### Instructions to follow
Give a verbatim copy of the lines below, minus the pictures.
* start *
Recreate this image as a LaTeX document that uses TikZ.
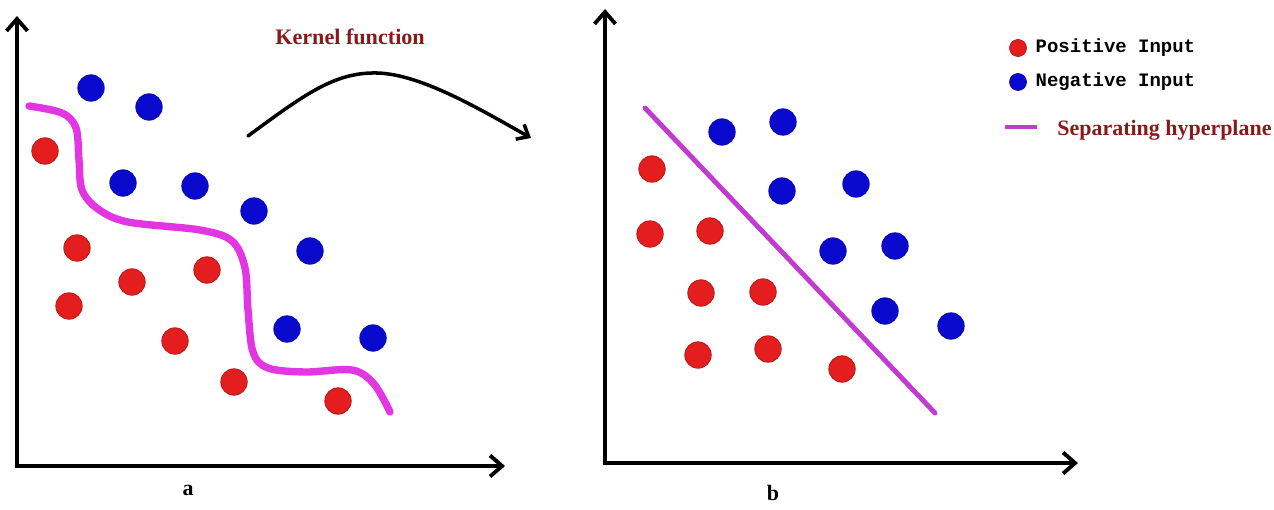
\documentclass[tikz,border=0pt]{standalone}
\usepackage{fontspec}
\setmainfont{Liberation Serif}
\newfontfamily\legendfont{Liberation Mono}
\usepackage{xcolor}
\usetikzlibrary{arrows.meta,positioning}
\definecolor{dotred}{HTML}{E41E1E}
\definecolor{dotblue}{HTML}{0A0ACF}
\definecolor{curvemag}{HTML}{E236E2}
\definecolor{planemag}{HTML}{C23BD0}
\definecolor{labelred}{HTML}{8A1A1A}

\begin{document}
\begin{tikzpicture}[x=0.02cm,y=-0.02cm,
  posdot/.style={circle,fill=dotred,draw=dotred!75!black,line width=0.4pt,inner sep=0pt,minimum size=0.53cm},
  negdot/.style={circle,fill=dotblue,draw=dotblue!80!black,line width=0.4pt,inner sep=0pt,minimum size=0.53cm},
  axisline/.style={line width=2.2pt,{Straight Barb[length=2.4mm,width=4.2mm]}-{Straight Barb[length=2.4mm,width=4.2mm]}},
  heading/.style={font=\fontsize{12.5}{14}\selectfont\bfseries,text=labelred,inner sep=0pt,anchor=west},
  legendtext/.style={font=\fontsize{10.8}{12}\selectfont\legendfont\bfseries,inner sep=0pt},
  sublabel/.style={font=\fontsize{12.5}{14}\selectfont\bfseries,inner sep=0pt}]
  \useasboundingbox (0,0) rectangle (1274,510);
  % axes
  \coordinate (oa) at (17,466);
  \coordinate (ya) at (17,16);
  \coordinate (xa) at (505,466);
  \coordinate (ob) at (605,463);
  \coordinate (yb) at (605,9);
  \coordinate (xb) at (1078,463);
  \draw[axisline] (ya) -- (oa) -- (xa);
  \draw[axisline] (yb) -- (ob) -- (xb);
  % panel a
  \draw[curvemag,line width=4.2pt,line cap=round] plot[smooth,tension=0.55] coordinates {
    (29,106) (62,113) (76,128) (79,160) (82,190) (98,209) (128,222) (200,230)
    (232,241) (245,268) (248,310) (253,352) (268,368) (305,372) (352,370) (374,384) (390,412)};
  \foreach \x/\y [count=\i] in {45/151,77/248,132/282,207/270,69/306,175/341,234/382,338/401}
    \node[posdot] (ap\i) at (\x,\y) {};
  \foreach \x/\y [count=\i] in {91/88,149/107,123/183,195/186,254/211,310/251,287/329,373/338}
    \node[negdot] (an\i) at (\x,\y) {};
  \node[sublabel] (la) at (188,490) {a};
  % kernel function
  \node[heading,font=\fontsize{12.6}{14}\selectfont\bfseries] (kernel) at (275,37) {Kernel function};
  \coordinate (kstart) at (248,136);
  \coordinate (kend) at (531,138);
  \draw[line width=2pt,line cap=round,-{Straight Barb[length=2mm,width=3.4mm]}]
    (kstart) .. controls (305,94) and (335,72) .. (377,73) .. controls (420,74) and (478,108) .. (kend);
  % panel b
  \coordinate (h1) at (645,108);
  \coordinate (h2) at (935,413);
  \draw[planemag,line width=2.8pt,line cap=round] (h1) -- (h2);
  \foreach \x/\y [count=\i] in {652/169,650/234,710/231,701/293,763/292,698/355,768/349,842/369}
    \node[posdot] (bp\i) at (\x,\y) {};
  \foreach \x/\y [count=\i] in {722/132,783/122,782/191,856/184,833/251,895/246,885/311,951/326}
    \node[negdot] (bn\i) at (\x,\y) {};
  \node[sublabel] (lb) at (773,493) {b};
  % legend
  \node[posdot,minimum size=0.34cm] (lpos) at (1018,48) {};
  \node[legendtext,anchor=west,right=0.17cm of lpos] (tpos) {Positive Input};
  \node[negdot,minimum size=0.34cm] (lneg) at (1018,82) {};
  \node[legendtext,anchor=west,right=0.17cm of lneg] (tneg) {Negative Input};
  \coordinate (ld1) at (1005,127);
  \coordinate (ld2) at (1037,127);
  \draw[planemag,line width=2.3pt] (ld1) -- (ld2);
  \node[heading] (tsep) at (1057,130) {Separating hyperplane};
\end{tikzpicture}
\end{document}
* end *
### Reply
Recreate this image as a LaTeX document that uses TikZ.
\documentclass[tikz,border=0pt]{standalone}
\usepackage{fontspec}
\setmainfont{Liberation Serif}
\newfontfamily\legendfont{Liberation Mono}
\usepackage{xcolor}
\usetikzlibrary{arrows.meta,positioning}
\definecolor{dotred}{HTML}{E41E1E}
\definecolor{dotblue}{HTML}{0A0ACF}
\definecolor{curvemag}{HTML}{E236E2}
\definecolor{planemag}{HTML}{C23BD0}
\definecolor{labelred}{HTML}{8A1A1A}

\begin{document}
\begin{tikzpicture}[x=0.02cm,y=-0.02cm,
  posdot/.style={circle,fill=dotred,draw=dotred!75!black,line width=0.4pt,inner sep=0pt,minimum size=0.53cm},
  negdot/.style={circle,fill=dotblue,draw=dotblue!80!black,line width=0.4pt,inner sep=0pt,minimum size=0.53cm},
  axisline/.style={line width=2.2pt,{Straight Barb[length=2.4mm,width=4.2mm]}-{Straight Barb[length=2.4mm,width=4.2mm]}},
  heading/.style={font=\fontsize{12.5}{14}\selectfont\bfseries,text=labelred,inner sep=0pt,anchor=west},
  legendtext/.style={font=\fontsize{10.8}{12}\selectfont\legendfont\bfseries,inner sep=0pt},
  sublabel/.style={font=\fontsize{12.5}{14}\selectfont\bfseries,inner sep=0pt}]
  \useasboundingbox (0,0) rectangle (1274,510);
  % axes
  \coordinate (oa) at (17,466);
  \coordinate (ya) at (17,16);
  \coordinate (xa) at (505,466);
  \coordinate (ob) at (605,463);
  \coordinate (yb) at (605,9);
  \coordinate (xb) at (1078,463);
  \draw[axisline] (ya) -- (oa) -- (xa);
  \draw[axisline] (yb) -- (ob) -- (xb);
  % panel a
  \draw[curvemag,line width=4.2pt,line cap=round] plot[smooth,tension=0.55] coordinates {
    (29,106) (62,113) (76,128) (79,160) (82,190) (98,209) (128,222) (200,230)
    (232,241) (245,268) (248,310) (253,352) (268,368) (305,372) (352,370) (374,384) (390,412)};
  \foreach \x/\y [count=\i] in {45/151,77/248,132/282,207/270,69/306,175/341,234/382,338/401}
    \node[posdot] (ap\i) at (\x,\y) {};
  \foreach \x/\y [count=\i] in {91/88,149/107,123/183,195/186,254/211,310/251,287/329,373/338}
    \node[negdot] (an\i) at (\x,\y) {};
  \node[sublabel] (la) at (188,490) {a};
  % kernel function
  \node[heading,font=\fontsize{12.6}{14}\selectfont\bfseries] (kernel) at (275,37) {Kernel function};
  \coordinate (kstart) at (248,136);
  \coordinate (kend) at (531,138);
  \draw[line width=2pt,line cap=round,-{Straight Barb[length=2mm,width=3.4mm]}]
    (kstart) .. controls (305,94) and (335,72) .. (377,73) .. controls (420,74) and (478,108) .. (kend);
  % panel b
  \coordinate (h1) at (645,108);
  \coordinate (h2) at (935,413);
  \draw[planemag,line width=2.8pt,line cap=round] (h1) -- (h2);
  \foreach \x/\y [count=\i] in {652/169,650/234,710/231,701/293,763/292,698/355,768/349,842/369}
    \node[posdot] (bp\i) at (\x,\y) {};
  \foreach \x/\y [count=\i] in {722/132,783/122,782/191,856/184,833/251,895/246,885/311,951/326}
    \node[negdot] (bn\i) at (\x,\y) {};
  \node[sublabel] (lb) at (773,493) {b};
  % legend
  \node[posdot,minimum size=0.34cm] (lpos) at (1018,48) {};
  \node[legendtext,anchor=west,right=0.17cm of lpos] (tpos) {Positive Input};
  \node[negdot,minimum size=0.34cm] (lneg) at (1018,82) {};
  \node[legendtext,anchor=west,right=0.17cm of lneg] (tneg) {Negative Input};
  \coordinate (ld1) at (1005,127);
  \coordinate (ld2) at (1037,127);
  \draw[planemag,line width=2.3pt] (ld1) -- (ld2);
  \node[heading] (tsep) at (1057,130) {Separating hyperplane};
\end{tikzpicture}
\end{document}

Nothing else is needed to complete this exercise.